Oli Breckmann, a senior Faeroese politician, said that although the Highlands are performing well economically, growth is focussed around Inverness while remote areas continue to suffer population decline.

He suggests that devolving power to local communities could boost remote economies and increase cultural self-confidence, including the grass-roots promotion of Gaelic in appropriate areas. This could help the region emulate the Faeroes, where the population has trebled to 48,000 in the last century.

In a paper for the Policy Institute, Breckmann says community control over local taxation, planning, transport, education, enterprise policy and culture could reinvigorate remote parts of the Highlands and Islands.

Essential to the Faeroe Islands’ success story, adds Breckmann, has been the flourishing of Faeroese as the day-to-day language of business, politics, literature and leisure. Faeroese gives the people of the islands a cultural home and provides them with a powerful incentive to succeed at home instead of emigrating.

Breckmann said: “Cultural self-confidence can engender economic success. Prosperity is created by human ingenuity, rather than by access to natural resources. By motivating people to succeed at home, even the most barren outcrop can flourish.”

Essential to establishing Gaelic as the everyday language is school education in the language. In the Faeroes, says Breckmann, parents see bilingualism as an enviable advantage for their children. However, he warns that, “such an approach should not be imposed from above. Devolving decision making over schooling to small communities will allow them to take this road should they so wish.”

He added: “The Highlands faces a fork in the road. There is a route which offers some hope of material progress, with cultural integration into the rest of Scotland and Great Britain.
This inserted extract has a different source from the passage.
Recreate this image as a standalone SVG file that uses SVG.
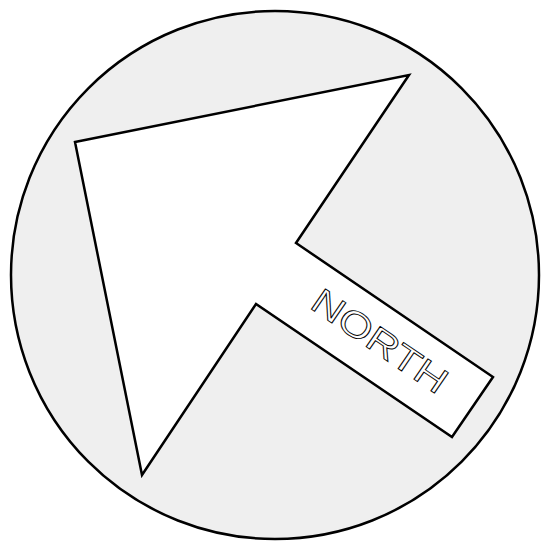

Scenically attractive, and economically prosperous, but essentially unremarkable.

“The alternative is a diffused, dynamic Highlands and Islands, exploiting its renewed cultural identity to achieve population growth and economic opportunity in the remotest areas. Trading on its differences with the rest of Great Britain to engender a sense of local pride and home-grown prosperity. Using a dual identity to its advantage in a globalised world of many cultures.”